Вторая тема связана с тем, что основной институт управления страной выведен из экспертизы и анализа. Я имею в виду телевидение. Потому что телекритики – это не телеаналитика. Телеаналитика – это серьезнейшие социологические, экономические, психологические и другие исследования. Этих исследований телевидения нет.

Анна Качкаева: Слушатель спрашивает: «На «Первом» канале было уже общественное телевидение. И мы знаем, чем оно закончилось – смертью Влада Листьева. При нынешней-то власти подобного не будет. Вы согласны с моим мнением?». Надо разделить. Не было общественного телевидения, было только название, ничего другого ни по модели...
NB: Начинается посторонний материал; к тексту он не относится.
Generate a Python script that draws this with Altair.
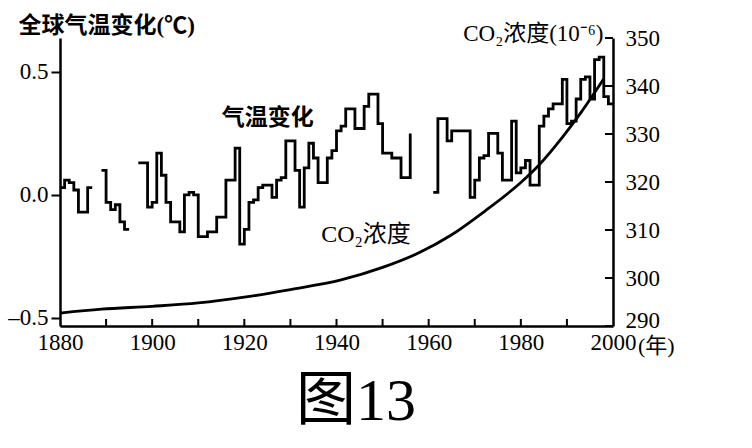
import altair as alt
import pandas as pd

# ---- data ----
# global temperature change (deg C), one value per year; None = gap in the record
temp_years = list(range(1880, 2001))
temp_values = [
    0.03, 0.06, 0.05, 0.02, -0.07, -0.07, 0.03, 0.03, None, 0.10,      # 1880-1889
    -0.03, -0.06, -0.04, -0.11, -0.14, -0.14, None, 0.13, 0.13, -0.05,  # 1890-1899
    -0.03, 0.17, 0.08, -0.03, -0.11, -0.11, -0.15, 0.00, 0.01, 0.00,    # 1900-1909
    -0.17, -0.17, -0.15, -0.15, -0.09, -0.09, 0.06, 0.06, 0.19, -0.20,  # 1910-1919
    -0.14, -0.03, -0.02, 0.03, 0.04, 0.04, -0.01, 0.06, 0.07, 0.22,     # 1920-1929
    0.22, 0.10, -0.05, 0.11, 0.21, 0.15, 0.05, 0.05, 0.15, 0.18,        # 1930-1939
    0.26, 0.28, 0.35, 0.35, 0.27, 0.27, 0.36, 0.41, 0.41, 0.29,         # 1940-1949
    0.17, 0.17, 0.15, 0.15, 0.07, 0.07, 0.25, None, None, None,         # 1950-1959
    None, 0.01, 0.31, 0.31, 0.22, 0.26, 0.26, 0.26, 0.26, -0.01,        # 1960-1969
    0.06, 0.15, 0.16, 0.25, 0.25, 0.17, 0.06, 0.06, 0.30, 0.09,         # 1970-1979
    0.11, 0.14, 0.04, 0.04, 0.28, 0.32, 0.35, 0.37, 0.37, 0.47,         # 1980-1989
    0.29, 0.30, 0.39, 0.47, 0.48, 0.39, 0.55, 0.56, 0.40, 0.37,         # 1990-1999
    0.37,                                                               # 2000
]

# CO2 concentration (10^-6)
co2_years = [1880, 1889, 1900, 1910, 1920, 1930, 1941, 1950, 1958, 1965,
             1972, 1980, 1984, 1989, 1993, 1998]
co2_values = [292.7, 293.5, 294.1, 294.8, 296.0, 297.6, 299.6, 302.2, 305.3, 309.0,
              313.8, 319.9, 323.6, 329.3, 334.4, 341.5]

x_label_years = [1880, 1900, 1920, 1940, 1960, 1980, 2000]
x_tick_years = [1890, 1900, 1910, 1920, 1930, 1940, 1950, 1960, 1970, 1980, 1990]
temp_ticks = [-0.5, 0.0, 0.5]
co2_ticks = [290, 300, 310, 320, 330, 340, 350]

temp_label = ["气温变化"]
temp_label_year = [1925.1]
temp_label_value = [0.313]
co2_label = ["CO₂浓度"]
co2_label_year = [1946.4]
co2_label_value = [-0.163]

# ---- tables ----
rows = []
seg = 0
for y, v in zip(temp_years, temp_values):
    if v is None:
        seg += 1
        continue
    rows.append({"year": y, "temp": v, "seg": seg})
temp_df = pd.DataFrame(rows)
co2_df = pd.DataFrame({"year": co2_years, "co2": co2_values})

W, H = 553, 288
XDOM = [1880, 2000]
TDOM = [-0.533, 0.638]
CDOM = [290, 350]
SERIF = "Liberation Serif, Noto Sans CJK SC"

xscale = alt.Scale(domain=XDOM, nice=False, zero=False)
tscale = alt.Scale(domain=TDOM, nice=False, zero=False)
cscale = alt.Scale(domain=CDOM, nice=False, zero=False)
x_axis = alt.Axis(values=x_label_years, format="d", ticks=False, labelFlush=False,
                  labelPadding=5, labelFont="Liberation Serif", title=None)


def xenc():
    return alt.X("year:Q", scale=xscale, axis=x_axis)


temp_line = alt.Chart(temp_df).mark_line(
    interpolate="step-after", color="black", strokeWidth=2.8
).encode(
    x=xenc(),
    y=alt.Y("temp:Q", scale=tscale,
            axis=alt.Axis(orient="left", values=temp_ticks,
                          labelExpr="replace(format(datum.value, '.1f'), '−', '–')",
                          tickSize=9, tickWidth=2, labelPadding=3, labelFlush=False,
                          labelFont="Liberation Serif",
                          title="全球气温变化(℃)", titleAngle=0, titleAlign="left",
                          titleBaseline="middle", titleX=-42, titleY=-13,
                          titleFont=SERIF, titleFontSize=23, titleFontWeight="bold",
                          titleColor="black")),
    detail="seg:N",
)

co2_line = alt.Chart(co2_df).mark_line(
    interpolate="monotone", color="black", strokeWidth=2.8
).encode(
    x=xenc(),
    y=alt.Y("co2:Q", scale=cscale,
            axis=alt.Axis(orient="right", values=co2_ticks, format="d",
                          ticks=False, labelPadding=12, labelFlush=False,
                          labelFont="Liberation Serif",
                          labelOffset={"condition": {"test": "datum.value == 290", "value": -6},
                                       "value": 0},
                          title="CO₂浓度(10⁻⁶)", titleAngle=0, titleAlign="right",
                          titleBaseline="middle", titleX=-10, titleY=-5,
                          titleFont=SERIF, titleFontSize=23, titleFontWeight="normal",
                          titleColor="black")),
)

right_ticks = alt.Chart(pd.DataFrame({"co2": co2_ticks})).mark_rule(
    color="black", strokeWidth=2
).encode(
    y=alt.Y("co2:Q", scale=cscale, axis=None),
    x=alt.value(W - 8),
    x2=alt.value(W),
)

bottom_ticks = alt.Chart(pd.DataFrame({"year": x_tick_years})).mark_rule(
    color="black", strokeWidth=2
).encode(
    x=xenc(),
    y=alt.value(H - 7),
    y2=alt.value(H),
)

lab1 = alt.Chart(pd.DataFrame({"year": temp_label_year, "temp": temp_label_value,
                               "t": temp_label})).mark_text(
    font=SERIF, fontSize=23, fontWeight="bold", color="black"
).encode(
    x=xenc(),
    y=alt.Y("temp:Q", scale=tscale, axis=None),
    text="t:N",
)

lab2 = alt.Chart(pd.DataFrame({"year": co2_label_year, "temp": co2_label_value,
                               "t": co2_label})).mark_text(
    font=SERIF, fontSize=24, color="black"
).encode(
    x=xenc(),
    y=alt.Y("temp:Q", scale=tscale, axis=None),
    text="t:N",
)

year_unit = alt.Chart(pd.DataFrame({"t": ["(年)"]})).mark_text(
    font=SERIF, fontSize=22, color="black", align="left", baseline="middle"
).encode(text="t:N", x=alt.value(578), y=alt.value(308))

fig_title = alt.Chart(pd.DataFrame({"t": ["图13"]})).mark_text(
    font=SERIF, fontSize=60, color="black", align="center", baseline="middle"
).encode(text="t:N", x=alt.value(296), y=alt.value(364))

chart = alt.layer(
    temp_line, co2_line, right_ticks, bottom_ticks, lab1, lab2, year_unit, fig_title
).resolve_scale(
    y="independent"
).properties(
    width=W, height=H,
    autosize=alt.AutoSizeParams(type="none"),
    padding={"left": 52, "top": 30, "right": 120, "bottom": 110},
    background="white",
).configure_view(
    strokeWidth=0
).configure_axis(
    grid=False,
    domainColor="black", domainWidth=2.5,
    tickColor="black",
    labelColor="black", labelFont="Liberation Serif", labelFontSize=23,
)

chart.save("out.html", embed_options={"renderer": "svg", "actions": False})
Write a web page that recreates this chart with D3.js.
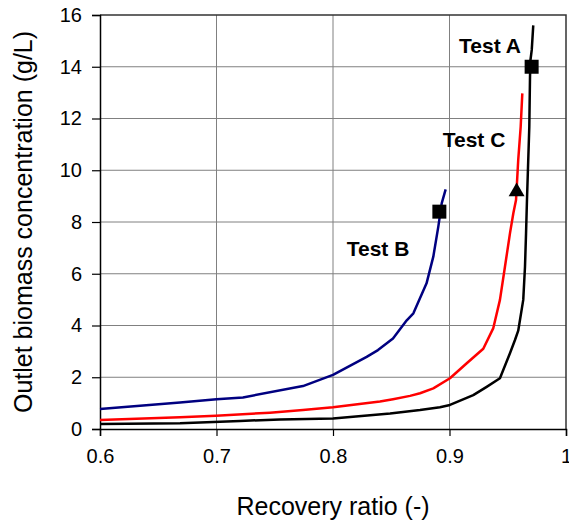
<!DOCTYPE html>
<html>
<head>
<meta charset="utf-8">
<script src="https://cdn.jsdelivr.net/npm/d3@7"></script>
<style>
  body { margin: 0; background: #fff; }
  text { font-family: Arial, "Liberation Sans", sans-serif; }
</style>
</head>
<body>
<svg id="chart" width="569" height="522"></svg>
<script>
// Test A (black)
var ratioA = [0.6, 0.6687, 0.7202, 0.7545, 0.8, 0.849, 0.8747, 0.8918, 0.9004, 0.9204, 0.9319, 0.9433, 0.9519, 0.9562, 0.959, 0.9633, 0.9648, 0.9657, 0.9665, 0.9685, 0.9691, 0.9695, 0.9706, 0.9719],
  concA = [0.19, 0.22, 0.31, 0.37, 0.41, 0.6, 0.73, 0.84, 0.93, 1.31, 1.63, 1.96, 2.93, 3.44, 3.8, 4.99, 6.27, 7.56, 8.85, 11.68, 13.6, 14.26, 14.65, 15.6];
// Test B (blue)
var ratioB = [0.6, 0.6687, 0.7, 0.7227, 0.7742, 0.8, 0.8289, 0.8386, 0.8515, 0.8633, 0.869, 0.8803, 0.8861, 0.8904, 0.8933, 0.8967],
  concB = [0.77, 1.02, 1.15, 1.22, 1.66, 2.09, 2.79, 3.05, 3.5, 4.2, 4.47, 5.63, 6.66, 7.82, 8.72, 9.26];
// Test C (red)
var ratioC = [0.6, 0.6687, 0.6996, 0.7459, 0.7742, 0.8, 0.8403, 0.8515, 0.8661, 0.8747, 0.8861, 0.9004, 0.9148, 0.929, 0.9376, 0.9433, 0.9476, 0.9519, 0.9548, 0.9571, 0.959, 0.9611, 0.9625],
  concC = [0.35, 0.45, 0.51, 0.63, 0.73, 0.84, 1.06, 1.15, 1.28, 1.38, 1.57, 1.96, 2.54, 3.1, 3.9, 4.99, 6.27, 7.56, 8.34, 8.85, 10.4, 11.68, 12.97];

var seriesNames = ['Test A', 'Test B', 'Test C'];
var seriesColors = ['#000000', '#000080', '#ff0000'];
var squareMarks = [[0.9705, 14.0], [0.8913, 8.4]];
var triangleMarks = [[0.9576, 9.17]];
var labelPos = [[0.9082, 14.53], [0.8118, 6.69], [0.8942, 10.89]];

var xTicks = [0.6, 0.7, 0.8, 0.9, 1],
  yTicks = [0, 2, 4, 6, 8, 10, 12, 14, 16];

var svg = d3.select('#chart'),
  margin = { top: 15, right: 3, bottom: 93, left: 100 },
  width = 569 - margin.left - margin.right,
  height = 522 - margin.top - margin.bottom;

var g = svg.append('g')
  .attr('transform', 'translate(' + margin.left + ',' + margin.top + ')');

var x = d3.scaleLinear().domain([0.6, 1]).range([0, width]);
var y = d3.scaleLinear().domain([0, 16]).range([height, 0]);

// grid
g.append('g').selectAll('line')
  .data(xTicks.slice(1, -1)).enter()
  .append('line')
  .attr('x1', function(d) { return x(d); })
  .attr('x2', function(d) { return x(d); })
  .attr('y1', 0).attr('y2', height)
  .attr('stroke', '#808080').attr('stroke-width', 1);
g.append('g').selectAll('line')
  .data(yTicks.slice(1, -1)).enter()
  .append('line')
  .attr('x1', 0).attr('x2', width)
  .attr('y1', function(d) { return y(d); })
  .attr('y2', function(d) { return y(d); })
  .attr('stroke', '#808080').attr('stroke-width', 1);

// frame top/right
g.append('path')
  .attr('d', 'M0,0H' + width + 'V' + height)
  .attr('fill', 'none').attr('stroke', '#333').attr('stroke-width', 1.5);

// axes
var xAxis = g.append('g')
  .attr('transform', 'translate(0,' + height + ')')
  .call(d3.axisBottom(x).tickValues(xTicks).tickSize(7).tickPadding(13)
    .tickFormat(function(d) { return d === 1 ? '1' : d3.format('.1f')(d); }));
var yAxis = g.append('g')
  .call(d3.axisLeft(y).tickValues(yTicks).tickSize(8).tickPadding(10));

[xAxis, yAxis].forEach(function(a) {
  a.select('.domain').attr('stroke', '#000').attr('stroke-width', 1.5);
  a.selectAll('.tick line').attr('stroke', '#000').attr('stroke-width', 1.2);
  a.selectAll('.tick text').attr('font-size', 20).attr('fill', '#000')
    .attr('font-family', 'Arial, "Liberation Sans", sans-serif');
});

// curves
var line = d3.line()
  .x(function(d) { return x(d[0]); })
  .y(function(d) { return y(d[1]); });

var curves = [d3.zip(ratioA, concA), d3.zip(ratioB, concB), d3.zip(ratioC, concC)];
g.append('g').selectAll('path')
  .data(curves).enter()
  .append('path')
  .attr('d', line)
  .attr('fill', 'none')
  .attr('stroke', function(d, i) { return seriesColors[i]; })
  .attr('stroke-width', 2.5)
  .attr('stroke-linejoin', 'round');

// markers
g.append('g').selectAll('path')
  .data(squareMarks).enter()
  .append('path')
  .attr('transform', function(d) { return 'translate(' + x(d[0]) + ',' + y(d[1]) + ')'; })
  .attr('d', d3.symbol().type(d3.symbolSquare).size(196))
  .attr('fill', '#000');
g.append('g').selectAll('path')
  .data(triangleMarks).enter()
  .append('path')
  .attr('transform', function(d) { return 'translate(' + x(d[0]) + ',' + y(d[1]) + ')'; })
  .attr('d', d3.symbol().type(d3.symbolTriangle).size(110))
  .attr('fill', '#000');

// series labels
g.append('g').selectAll('text')
  .data(seriesNames).enter()
  .append('text')
  .attr('x', function(d, i) { return x(labelPos[i][0]); })
  .attr('y', function(d, i) { return y(labelPos[i][1]); })
  .attr('font-size', 21).attr('font-weight', 'bold')
  .text(function(d) { return d; });

// axis titles
svg.append('text')
  .attr('x', margin.left + width / 2)
  .attr('y', 515)
  .attr('text-anchor', 'middle')
  .attr('font-size', 25)
  .text('Recovery ratio (-)');
svg.append('text')
  .attr('transform', 'translate(32,' + (margin.top + height / 2) + ') rotate(-90)')
  .attr('text-anchor', 'middle')
  .attr('font-size', 25)
  .text('Outlet biomass concentration (g/L)');
</script>
</body>
</html>
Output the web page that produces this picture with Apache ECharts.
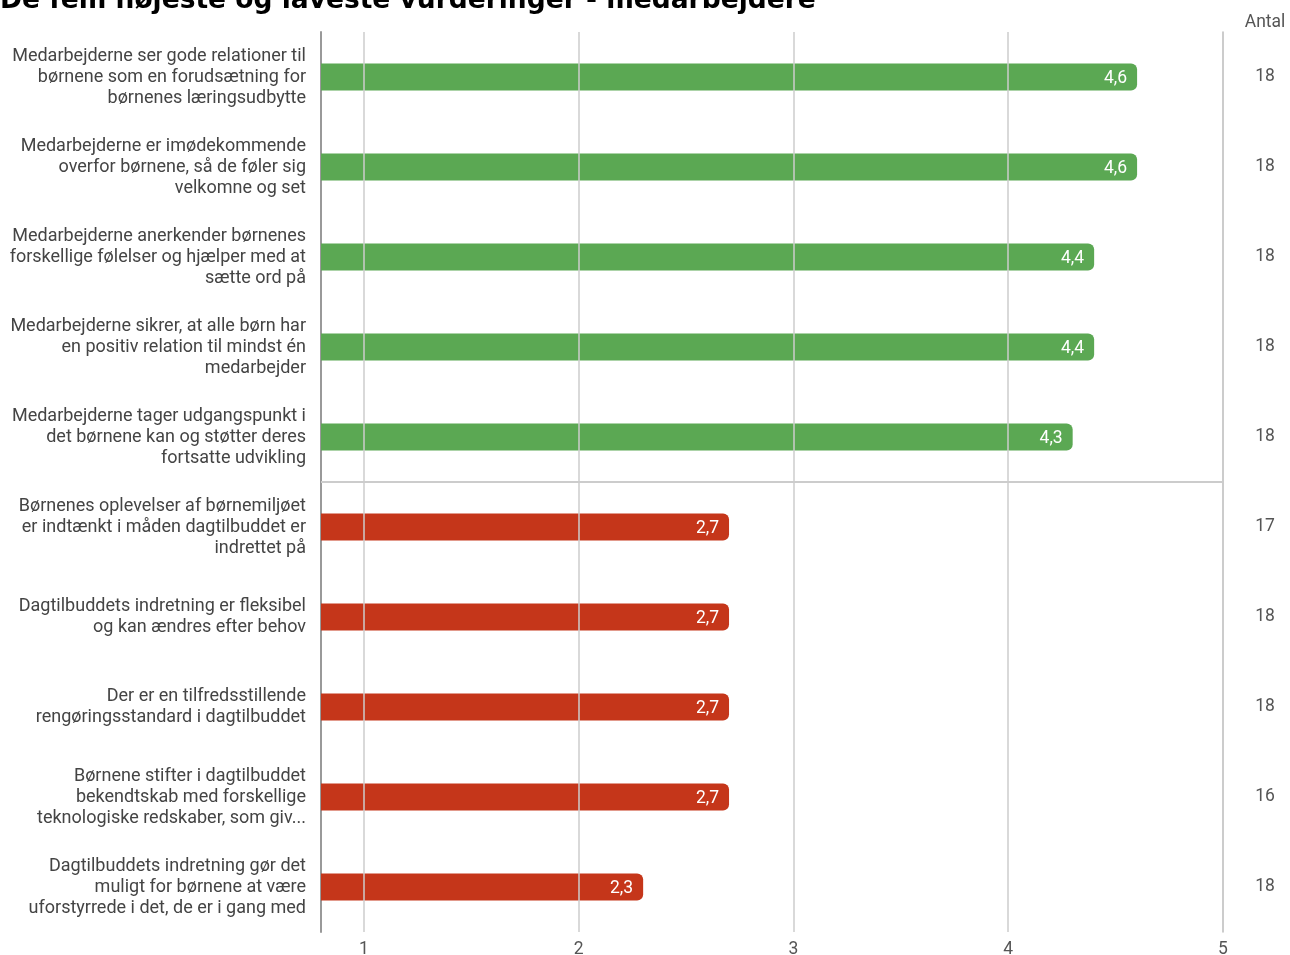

Даниил Дондурей: А убили как раз в связи с рекламой, говорят.

Анна Качкаева: Убили в связи с бизнесом, и до конца никто не знает. Но это не было связано с тем, что оно стало общественным или начало так называться. Именно об этом говорили, когда говорили, что не было в России и нет еще пока общественного телевидения. Потому что опять все сделано сверху. Вы, уважаемые слушатели, то есть граждане, зрители, не допущены к управлению и формированию влияния на содержание этого телевидения. Потому что вы не финансируете это из своего кошелька. Вы - налогоплательщики, а налогоплательщики имеют право повлиять на то, как эти деньги будут потрачены, потому что они сейчас будут выделены на первый год существования, но прямых механизмов, как на это повлиять, у вас нет. А Общественный совет избран Общественной палатой, утвержден президентом, генеральный директор назначен президентом. Вы по-прежнему отчуждены от этого телевидения. И в этом суть. Вопрос не в том, что он финансируется только на ваши деньги, он может финансироваться и государством, но есть механизм, который позволяет обществу контролировать то, что там делается. И выбрана схема-то, на мой взгляд, недурная, то есть этот Общественный совет не вызывает уж такого явного раздражения у всех людей, потому что фамилии довольно известные.

Даниил Дондурей: Могли быть эти, могли быть другие. Главное, что они про телевидение никогда не думали, его не переживают, чем оно отличается, не знают. И никто в стране не знает, чем отличается, это не принято обсуждать. Например, про надвигающийся кризис у нас сейчас все говорят, а чем отличается общественное телевидение... Я только про одну вещь скажу. Количество включенных телевизоров и радиоприемников, то, что с весны 95-го года, 18-ый год является основной задачей коммерческого вещания в России, не является основным показателем деятельности этого канала. А это значит, что все инструменты включения отменяются, все то, чем 18 лет живет телевидение Российской Федерации, трансформируется, разворачивается в другую сторону.

Анна Качкаева: И тема канала «Звезда», который, к сожалению, может оказаться вытесненным, - это тоже ненормально. Не должно общественное телевидение начинаться с того, что занимает или замещает чью-то частоту.

Даниил Дондурей: Или миллиард рублей – это для телевидения смешные деньги. Даже канал «Культура» в 3 раза больше, который живет за счет «России 1». Например, бюджет «Первого» канала, он как бы самый большой, - 29,1 миллиарда рублей. Ни один федеральный метровый канал не имеет меньше, чем 7-10 миллиардов.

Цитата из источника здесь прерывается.